Once open, the walkway would open up highly coveted access to the Puget Sound shoreline.
Scorcio said the county plans to do something similar at the property’s South Dock area, possibly with an underpass instead of an overpass.
The county would build the North Dock overpass 29 feet high, leaving enough space for trains to cross under it.
After clearing the railroad tracks, visitors could walk onto a pier or down to the beach.
The project also involves replacing the dock with a pier. Scorcio said the county hasn’t determined its exact size, but it would be larger than the Les Davis Pier on Ruston Way.
The concrete dock would be smaller than what’s there now – an aging barge landing used during the gravel pit’s heyday. The county’s also seeking federal money for this portion of the project.
Walkers and joggers who regularly visit Chambers Creek Properties are treated to panoramic views of Puget Sound, but the closest they can get to the water is a chain-link fence along the new Soundview Trail. Between them and the beach are BNSF’s tracks, which visitors can’t legally cross. People try anyway, sometimes with fatal results.
“Sooner or later, we’re going to have to get across those railroad tracks,” Scorcio said.
In addition to safety, a pedestrian overpass would open up more of the 932-acre Chambers Creek Properties to the general public, said County Councilman Terry Lee.
Opponents have criticized the $21 million Chambers Bay Golf Course, which opened in June, saying that for many people it was too expensive to use.
Chambers Bay is an 18-hole, Scottish links-style course that county leaders hope will one day attract a PGA event. Greens fees range from $74 to $114 for Pierce County residents, depending on the day of the week and time of year they play. There’s also the option of hiring a caddy for at least $35.
But the pedestrian walkway and pier, as well as the Soundview Trail, give non-golfers a reason to visit the property, Lee said.
“The message I’m trying to send is that 932 acres is more than just a golf course,” he said.

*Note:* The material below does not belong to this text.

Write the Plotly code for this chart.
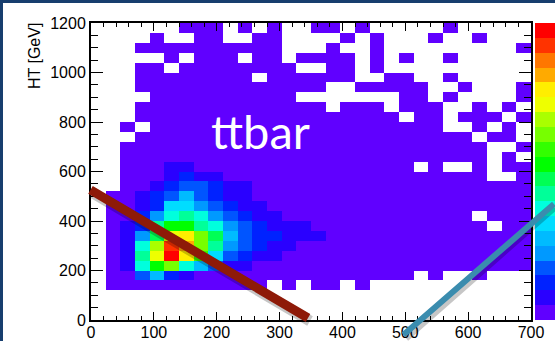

It would also be a boost for University Place, which is paying Pierce County $350,000 to build 28 acres of park at Chambers Creek Properties.
That includes the Central Meadow area, which would be where visitors could enter the pedestrian overpass. The county hopes to complete the park by next spring.
University Place City Councilwoman Debbie Klosowski said residents have told her how anxious they are reach the water.
“It’s just killing people,” she said. “They are walking along the path now. They want to get out to the beach.”